Flows Show Modest Increase in ETF Risk Appetite

Investors continue to be willing to accept country and credit risk with exchange traded funds as highlighted by last weeks flows data.

Research firm EPFR Global notes that junk bond funds and funds with exposure to Italian equities were among the more impressive asset gatherers last week.

When it comes to high-yield bond ETFs the “where” and “why” were arguably synonymous last week as investors continued to pull cash from longer duration junk ETFs such as the iShares iBoxx $ High Yield Corporate Bond ETF (NYSEArca: HYG).

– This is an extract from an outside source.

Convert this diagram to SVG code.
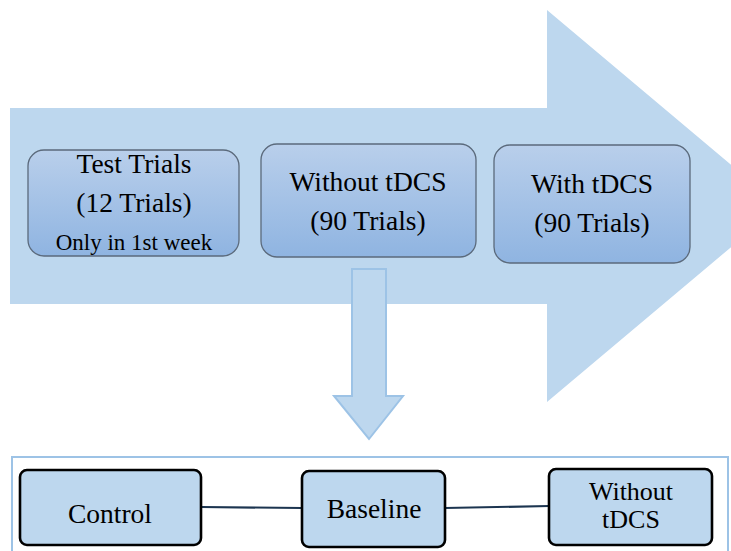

As of May 5, HYG had lost $2.1 billion year-to-date, almost exactly the combined amount that had flowed into the shorter duration PIMCO 0-5 Year High Yield Corporate Bond (NYSEArca: HYS) and the SPDR Barclays Short Term High Yield Bond ETF (NYSEArca: SJNK). [Short Duration Junk Bond ETFs in Focus]

The trend continued last week as HYG shed $94 million in assets, but HYS and SJNK brought in a combined $160 million.

Stoked by speculation quantitative easing from the European Central Bank could be near, investors poured $72 million into the iShares MSCI Italy Capped ETF (NYSEArca: EWI) last week. The $1.5 billion ETF has pulled in more than of third of those assets this year. [PIIGS ETFs Impress]

“Overall, however, flows during the week ending May 7 were shaped by institutional investors whose redemptions snapped Emerging Markets Equity Funds’ five week inflow streak and drove their biggest outflow from US Equity Funds since the first week of February,” according to EPFR.